» Given exercise
Copy out all the data, word for word.
_ _ _ _ _ _ _
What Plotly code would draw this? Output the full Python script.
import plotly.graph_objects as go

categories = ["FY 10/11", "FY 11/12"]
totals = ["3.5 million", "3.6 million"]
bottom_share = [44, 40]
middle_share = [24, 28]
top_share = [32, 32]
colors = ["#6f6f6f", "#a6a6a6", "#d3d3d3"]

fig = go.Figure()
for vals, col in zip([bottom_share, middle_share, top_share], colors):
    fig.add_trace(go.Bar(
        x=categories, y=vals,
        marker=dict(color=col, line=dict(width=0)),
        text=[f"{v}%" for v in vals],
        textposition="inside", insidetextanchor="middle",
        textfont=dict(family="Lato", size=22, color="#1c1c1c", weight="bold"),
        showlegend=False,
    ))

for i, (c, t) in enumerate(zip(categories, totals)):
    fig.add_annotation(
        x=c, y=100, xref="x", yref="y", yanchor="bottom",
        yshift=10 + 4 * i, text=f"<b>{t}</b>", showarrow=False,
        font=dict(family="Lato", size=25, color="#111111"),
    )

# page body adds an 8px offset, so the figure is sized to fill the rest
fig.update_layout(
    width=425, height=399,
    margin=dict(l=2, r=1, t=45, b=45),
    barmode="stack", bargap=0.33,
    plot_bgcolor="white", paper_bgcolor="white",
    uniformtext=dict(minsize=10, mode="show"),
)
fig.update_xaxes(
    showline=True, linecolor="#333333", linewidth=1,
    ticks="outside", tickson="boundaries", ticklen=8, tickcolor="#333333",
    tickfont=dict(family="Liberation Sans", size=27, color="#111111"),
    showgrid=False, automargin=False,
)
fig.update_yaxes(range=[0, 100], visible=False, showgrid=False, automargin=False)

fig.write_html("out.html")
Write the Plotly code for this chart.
_ _ _ _ _ _ _
» Answer to the exercise
What Plotly code would draw this? Output the full Python script.
import plotly.graph_objects as go

categories = ["FY 10/11", "FY 11/12"]
totals = ["3.5 million", "3.6 million"]
bottom_share = [44, 40]
middle_share = [24, 28]
top_share = [32, 32]
colors = ["#6f6f6f", "#a6a6a6", "#d3d3d3"]

fig = go.Figure()
for vals, col in zip([bottom_share, middle_share, top_share], colors):
    fig.add_trace(go.Bar(
        x=categories, y=vals,
        marker=dict(color=col, line=dict(width=0)),
        text=[f"{v}%" for v in vals],
        textposition="inside", insidetextanchor="middle",
        textfont=dict(family="Lato", size=22, color="#1c1c1c", weight="bold"),
        showlegend=False,
    ))

for i, (c, t) in enumerate(zip(categories, totals)):
    fig.add_annotation(
        x=c, y=100, xref="x", yref="y", yanchor="bottom",
        yshift=10 + 4 * i, text=f"<b>{t}</b>", showarrow=False,
        font=dict(family="Lato", size=25, color="#111111"),
    )

# page body adds an 8px offset, so the figure is sized to fill the rest
fig.update_layout(
    width=425, height=399,
    margin=dict(l=2, r=1, t=45, b=45),
    barmode="stack", bargap=0.33,
    plot_bgcolor="white", paper_bgcolor="white",
    uniformtext=dict(minsize=10, mode="show"),
)
fig.update_xaxes(
    showline=True, linecolor="#333333", linewidth=1,
    ticks="outside", tickson="boundaries", ticklen=8, tickcolor="#333333",
    tickfont=dict(family="Liberation Sans", size=27, color="#111111"),
    showgrid=False, automargin=False,
)
fig.update_yaxes(range=[0, 100], visible=False, showgrid=False, automargin=False)

fig.write_html("out.html")
Write the Plotly code for this chart.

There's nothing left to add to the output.